Microsoft Fluid is a new Office framework ready to take document collaboration in the cloud to the next level, from what we saw at the Microsoft Build 2020 event.

Fluid, introduced at the company’s streaming event, isn’t just an Office document, but a document built out of a series of interactive blocks for components like tables, lists, graphs, and the like. These elements can be edited by any Office user invited to edit them and they can be edited in any Office app.

What’s more, the components don’t live in any one specific document, so if you have a graph or table you want to include in a report written in Word, but also use it in a PowerPoint presentation that accompanies the report, you only need one component for both.

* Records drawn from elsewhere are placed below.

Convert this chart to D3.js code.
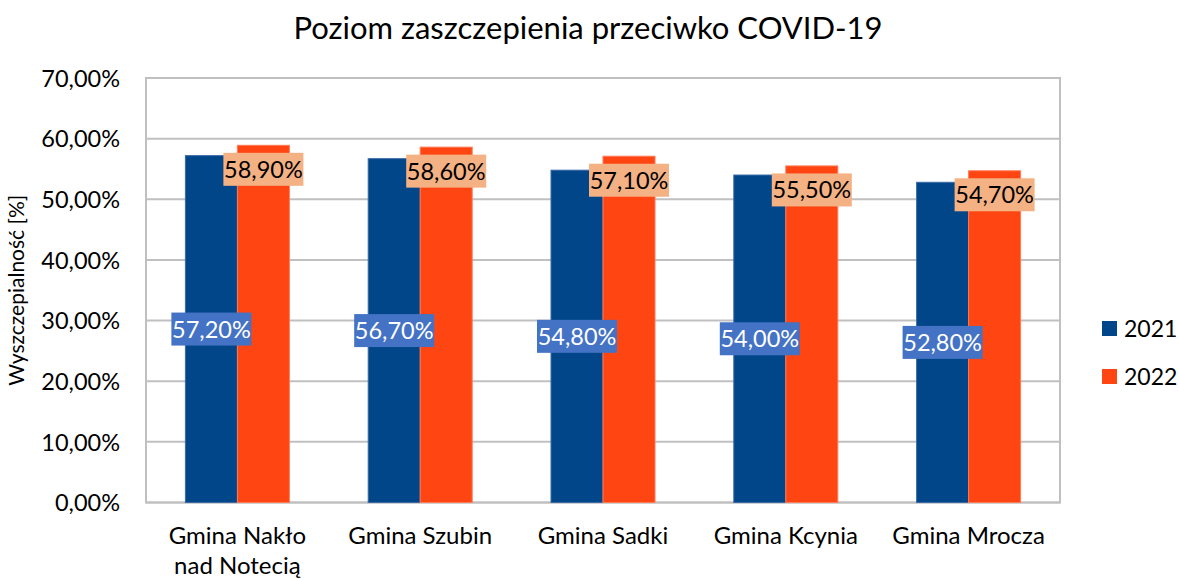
<!DOCTYPE html>
<html>
<head>
<meta charset="utf-8">
<script src="https://d3js.org/d3.v7.min.js"></script>
<style>
  body { margin: 0; background: #fff; }
  text { font-family: Lato, "Open Sans", sans-serif; }
</style>
</head>
<body>
<svg width="1179" height="580"></svg>
<script>
  const categories = [["Gmina Nakło", "nad Notecią"], ["Gmina Szubin"], ["Gmina Sadki"], ["Gmina Kcynia"], ["Gmina Mrocza"]];
  const series = ["2021", "2022"];
  const values2021 = [57.2, 56.7, 54.8, 54.0, 52.8];
  const values2022 = [58.9, 58.6, 57.1, 55.5, 54.7];
  const yTicks = [0, 10, 20, 30, 40, 50, 60, 70];

  const svg = d3.select("svg");
  const pLeft = 146, pRight = 1060, pTop = 78, pBottom = 502.5;

  const fmt = v => v.toFixed(2).replace(".", ",") + "%";

  const x0 = d3.scaleBand()
    .domain(d3.range(categories.length))
    .range([pLeft, pRight]);

  const x1 = d3.scaleBand()
    .domain(series)
    .range([x0.bandwidth() / 2 - 52, x0.bandwidth() / 2 + 52]);

  const y = d3.scaleLinear()
    .domain([0, 70])
    .range([pBottom, pTop]);

  const colors = { "2021": "#004688", "2022": "#FF4511" };
  const labelBg = { "2021": "#4472C4", "2022": "#F4B183" };
  const labelFg = { "2021": "#ffffff", "2022": "#000000" };

  // gridlines
  svg.append("g")
    .selectAll("line")
    .data(yTicks)
    .enter().append("line")
    .attr("x1", pLeft).attr("x2", pRight)
    .attr("y1", d => y(d)).attr("y2", d => y(d))
    .attr("stroke", "#c0c0c0")
    .attr("stroke-width", 2);

  // frame
  svg.append("rect")
    .attr("x", pLeft).attr("y", pTop)
    .attr("width", pRight - pLeft).attr("height", pBottom - pTop)
    .attr("fill", "none")
    .attr("stroke", "#c0c0c0")
    .attr("stroke-width", 2);

  // y axis labels
  const yAxis = svg.append("g")
    .attr("transform", `translate(${pLeft - 26},0)`)
    .call(d3.axisLeft(y).tickValues(yTicks).tickSize(0).tickFormat(fmt));
  yAxis.select(".domain").remove();
  yAxis.selectAll("text")
    .attr("x", 0)
    .attr("dy", "0.35em")
    .style("font-size", "23.5px")
    .attr("fill", "#000");

  const rows = [];
  categories.forEach((c, i) => {
    rows.push({ i, s: "2021", v: values2021[i] });
    rows.push({ i, s: "2022", v: values2022[i] });
  });

  // bars
  svg.append("g")
    .selectAll("rect")
    .data(rows)
    .enter().append("rect")
    .attr("x", d => x0(d.i) + x1(d.s))
    .attr("width", x1.bandwidth())
    .attr("y", d => y(d.v))
    .attr("height", d => y(0) - y(d.v))
    .attr("fill", d => colors[d.s])
    .attr("stroke", d => d.s === "2022" ? "#ff7a55" : "#3a6aa8")
    .attr("stroke-width", 1);

  // data labels
  const labels = svg.append("g")
    .selectAll("g")
    .data(rows)
    .enter().append("g")
    .attr("transform", d => {
      const cx = x0(d.i) + x1(d.s) + x1.bandwidth() / 2;
      const cy = d.s === "2021" ? (y(d.v) + y(0)) / 2 : y(d.v) + 24;
      return `translate(${cx},${cy})`;
    });

  labels.append("rect")
    .attr("x", -40).attr("y", -16.5)
    .attr("width", 80).attr("height", 33)
    .attr("fill", d => labelBg[d.s]);

  labels.append("text")
    .attr("text-anchor", "middle")
    .attr("dy", "0.36em")
    .style("font-size", "23.5px")
    .attr("fill", d => labelFg[d.s])
    .text(d => fmt(d.v));

  // x axis labels
  const xl = svg.append("g")
    .selectAll("text")
    .data(categories)
    .enter().append("text")
    .attr("x", (d, i) => x0(i) + x0.bandwidth() / 2)
    .attr("y", 544)
    .attr("text-anchor", "middle")
    .style("font-size", "24px")
    .attr("fill", "#000");
  xl.selectAll("tspan")
    .data(d => d)
    .enter().append("tspan")
    .attr("x", function() { return d3.select(this.parentNode).attr("x"); })
    .attr("dy", (d, j) => j === 0 ? 0 : 30)
    .text(d => d);

  // title
  svg.append("text")
    .attr("x", 588).attr("y", 39)
    .attr("text-anchor", "middle")
    .style("font-size", "31px")
    .attr("fill", "#000")
    .text("Poziom zaszczepienia przeciwko COVID-19");

  // y title
  svg.append("text")
    .attr("transform", `translate(24,${(pTop + pBottom) / 2}) rotate(-90)`)
    .attr("text-anchor", "middle")
    .style("font-size", "21px")
    .attr("fill", "#000")
    .text("Wyszczepialność [%]");

  // legend
  const legend = svg.selectAll(".legend")
    .data(series)
    .enter().append("g")
    .attr("class", "legend")
    .attr("transform", (d, i) => `translate(1102,${321 + i * 48})`);

  legend.append("rect")
    .attr("width", 15).attr("height", 15)
    .attr("fill", d => colors[d]);

  legend.append("text")
    .attr("x", 22).attr("y", 8)
    .attr("dy", "0.36em")
    .style("font-size", "23px")
    .attr("fill", "#000")
    .text(d => d);
</script>
</body>
</html>
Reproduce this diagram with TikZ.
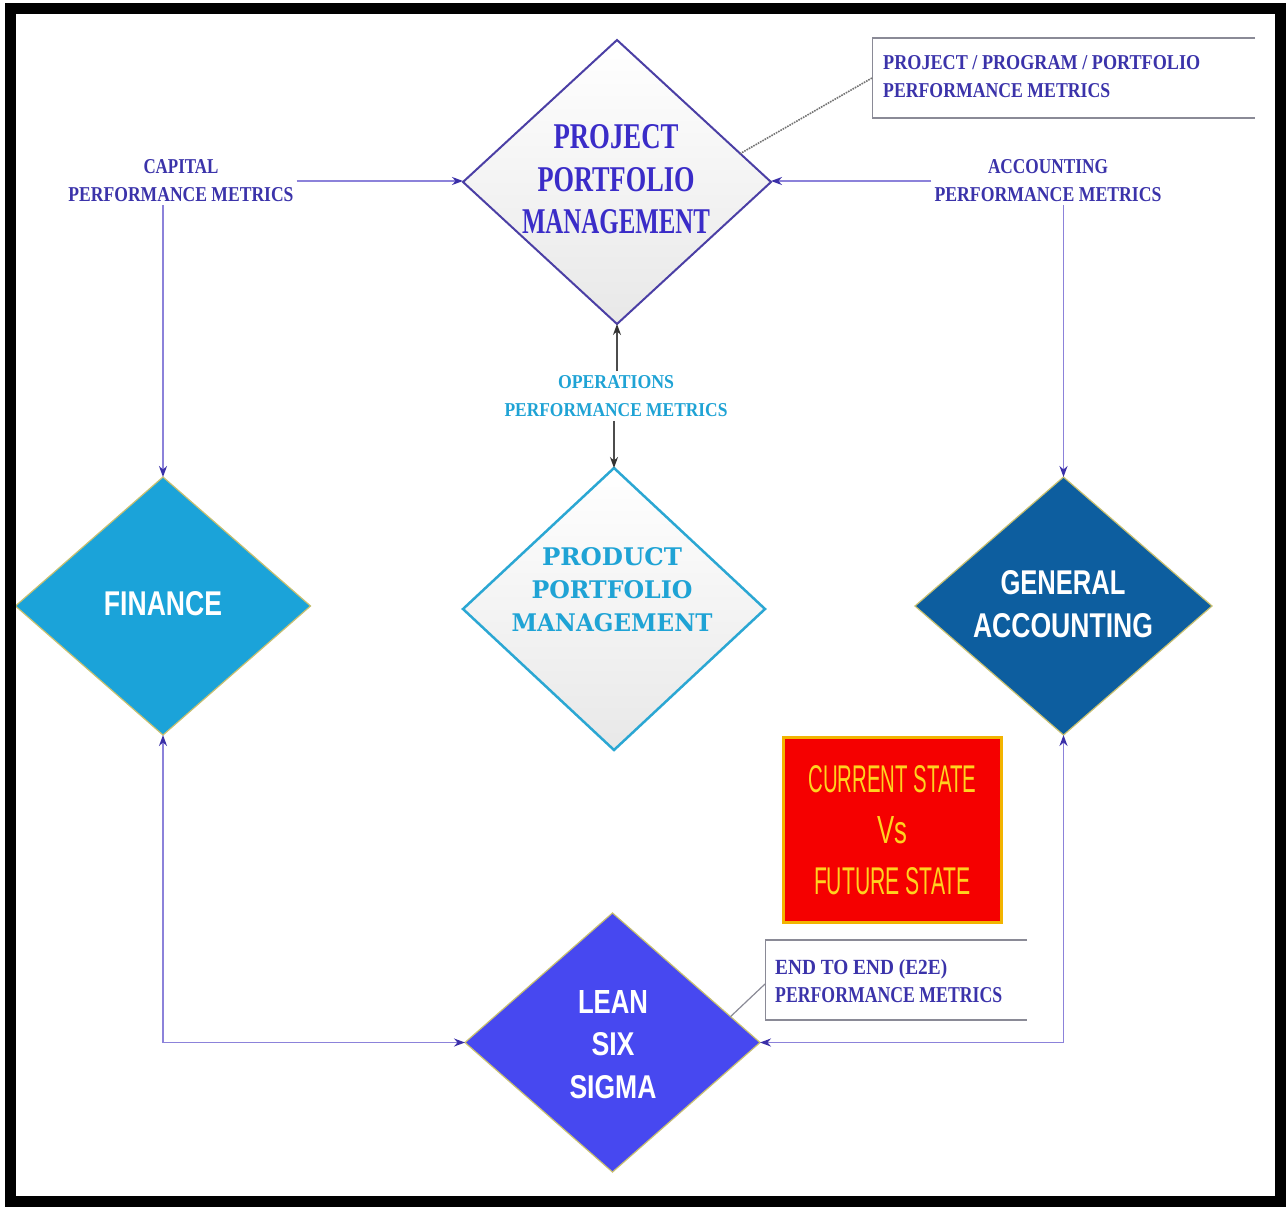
\documentclass[tikz,border=0pt]{standalone}
\usepackage{fontspec}
\usepackage{graphicx}
\usetikzlibrary{shapes.geometric,arrows.meta,calc}
\newfontfamily\lserif{Liberation Serif}
\newfontfamily\lsans{Liberation Sans}
\newfontfamily\dvserif{DejaVu Serif}
\newcommand\fl[3]{\resizebox{#1pt}{#2pt}{#3}}
\definecolor{ppmtext}{HTML}{3A2CC8}
\definecolor{ppmedge}{HTML}{4B3FA5}
\definecolor{metric}{HTML}{3B33AA}
\definecolor{opstext}{HTML}{1FA3D5}
\definecolor{prodedge}{HTML}{2BA7D3}
\definecolor{finfill}{HTML}{1BA3D9}
\definecolor{gafill}{HTML}{0D5E9F}
\definecolor{lssfill}{HTML}{4748F0}
\definecolor{glow}{HTML}{C8C070}
\definecolor{redbox}{HTML}{F50000}
\definecolor{rededge}{HTML}{F2B400}
\definecolor{redtext}{HTML}{FFD21F}
\definecolor{linec}{HTML}{8C82DA}
\definecolor{tipc}{HTML}{3A2FA8}
\definecolor{boxline}{HTML}{8A8A96}
\tikzset{
  dia/.style={diamond, inner sep=0pt, outer sep=0pt},
  txt/.style={inner sep=0pt, align=center},
  metriclbl/.style={txt, text=metric, font={\lserif\bfseries\fontsize{20}{28}\selectfont}},
  conn/.style={draw=linec, line width=1.8pt, -{Stealth[length=11pt,width=8pt,color=tipc]}},
  bconn/.style={draw=linec, line width=1.8pt, {Stealth[length=11pt,width=8pt,color=tipc]}-{Stealth[length=11pt,width=8pt,color=tipc]}},
  opsconn/.style={draw=black!70, line width=1.3pt, -{Stealth[length=11pt,width=8pt,color=black!80]}},
  callbox/.style={inner sep=0pt, outer sep=0pt},
}
\begin{document}
\begin{tikzpicture}[x=1pt,y=-1pt]
\useasboundingbox (0,0) rectangle (1287,1207);
\fill[white] (0,0) rectangle (1287,1207);

% diamonds
\node[dia, minimum width=308pt, minimum height=284pt, draw=ppmedge, line width=2pt,
      top color=white, bottom color=black!9] (ppm) at (617,182) {};
\node[dia, minimum width=295pt, minimum height=258pt, fill=finfill, draw=glow, line width=1.2pt] (fin) at (163,606) {};
\node[dia, minimum width=302pt, minimum height=282pt, draw=prodedge, line width=2.5pt,
      top color=white, bottom color=black!9] (prod) at (614,609) {};
\node[dia, minimum width=297pt, minimum height=258pt, fill=gafill, draw=glow, line width=1.2pt] (ga) at (1063.5,606) {};
\node[dia, minimum width=295pt, minimum height=259pt, fill=lssfill, draw=glow, line width=1.2pt] (lss) at (612.5,1042.5) {};

% diamond texts
\node[txt, text=ppmtext, font={\lserif\bfseries\fontsize{20}{42.5}\selectfont}] (ppmt) at (616,179.5)
  {\fl{125}{24}{PROJECT}\\\fl{157}{24}{PORTFOLIO}\\\fl{188}{24}{MANAGEMENT}};
\node[txt, text=white, font={\lsans\bfseries\fontsize{20}{40}\selectfont}] (fint) at (163,604) {\fl{118}{24}{FINANCE}};
\node[txt, text=opstext, font={\dvserif\bfseries\fontsize{20}{33}\selectfont}] (prodt) at (612,590)
  {\fl{140}{18}{PRODUCT}\\\fl{161}{18}{PORTFOLIO}\\\fl{201}{18}{MANAGEMENT}};
\node[txt, text=white, font={\lsans\bfseries\fontsize{20}{43}\selectfont}] (gat) at (1063,604.5)
  {\fl{125}{24}{GENERAL}\\\fl{180}{24}{ACCOUNTING}};
\node[txt, text=white, font={\lsans\bfseries\fontsize{20}{42.5}\selectfont}] (lsst) at (613,1044.5)
  {\fl{70}{23}{LEAN}\\\fl{43}{23}{SIX}\\\fl{87}{23}{SIGMA}};

% metric labels
\node[metriclbl, inner sep=3pt] (caplbl) at (181,181)
  {\fl{75}{14}{CAPITAL}\\\fl{225}{14}{PERFORMANCE METRICS}};
\node[metriclbl, inner sep=3pt] (acclbl) at (1048,181)
  {\fl{120}{14}{ACCOUNTING}\\\fl{227}{14}{PERFORMANCE METRICS}};
\node[metriclbl, inner sep=4pt, text=opstext] (opslbl) at (616,396)
  {\fl{116}{13}{OPERATIONS}\\\fl{223}{13}{PERFORMANCE METRICS}};

% callout boxes
\node[callbox, minimum width=383pt, minimum height=80pt] (topbox) at (1063.5,78) {};
\draw[boxline, line width=2.5pt] (topbox.north east) -- (topbox.north west);
\draw[boxline, line width=2.5pt] (topbox.south west) -- (topbox.south east);
\draw[boxline, line width=1pt] (topbox.north west) -- (topbox.south west);
\node[metriclbl, anchor=north west, align=left] (toptext) at (883,55)
  {\fl{317}{14}{PROJECT / PROGRAM / PORTFOLIO}\\\fl{227}{14}{PERFORMANCE METRICS}};
\draw[black!55, densely dotted, line width=1.6pt] (topbox.west) -- ($(ppm.north)!0.8!(ppm.east)$);

\node[callbox, minimum width=262pt, minimum height=80pt] (e2ebox) at (896,980) {};
\draw[boxline, line width=2.5pt] (e2ebox.north east) -- (e2ebox.north west);
\draw[boxline, line width=2.5pt] (e2ebox.south west) -- (e2ebox.south east);
\draw[boxline, line width=1pt] (e2ebox.north west) -- (e2ebox.south west);
\node[metriclbl, anchor=north west, align=left] (e2etext) at (775,959.5)
  {\fl{172}{15}{END TO END (E2E)}\\\fl{227}{15}{PERFORMANCE METRICS}};
\draw[boxline, line width=1.2pt] ($(e2ebox.west)+(0,4)$) -- ($(lss.north)!0.8!(lss.east)$);

% red box
\node[draw=rededge, line width=3pt, fill=redbox, minimum width=218pt, minimum height=185pt,
      txt, text=redtext, font={\lsans\fontsize{20}{51}\selectfont}] (state) at (892.5,830)
  {\fl{168}{27}{CURRENT STATE}\\\fl{30}{27}{Vs}\\\fl{157}{27}{FUTURE STATE}};

% connectors
\draw[conn] (caplbl.east) -- (caplbl.east -| ppm.west);
\draw[conn] (acclbl.west) -- (acclbl.west -| ppm.east);
\draw[conn] (caplbl.south -| fin.north) -- (fin.north);
\draw[conn] (acclbl.south -| ga.north) -- (ga.north);
\draw[opsconn] (opslbl.north -| ppm.south) -- (ppm.south);
\draw[opsconn] (opslbl.south -| prod.north) -- (prod.north);
\draw[bconn] (fin.south) |- (lss.west);
\draw[bconn] (ga.south) |- (lss.east);

% frame
\draw[black, line width=11pt] (10,9) rectangle (1280,1201);
\end{tikzpicture}
\end{document}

Importantly, these components aren’t finalized after they’ve been added to a document, so you can stick them in the document and as users edit the Fluid component, the component in your specific document will be updated automatically, whether or not you are editing the document at the time. 

Taking a cue from Google Docs, Microsoft has moved more toward the collaborative shareable document model that has grown in popularity over the last decade. The Fluid component itself lives on the web and demonstrates how Microsoft is pushing to break out of the restrictive desktop application paradigm that even Google Docs, Sheets, and other apps are still tethered to. 

Microsoft’s Fluid components to be open-source

Microsoft will also make Fluid components open-source, allowing the community to build on the framework to innovate the technology to new heights and accelerate their adoption. Their adoption of open-source development continues their acceptance of the movement that even a decade ago would have been anathema. 

With Microsoft’s Edge browser rebuild being based on the open-source Chromium (the open-source tech that is also the foundation of Google’s Chrome browser), moving Office into the open-source realm is a logical step.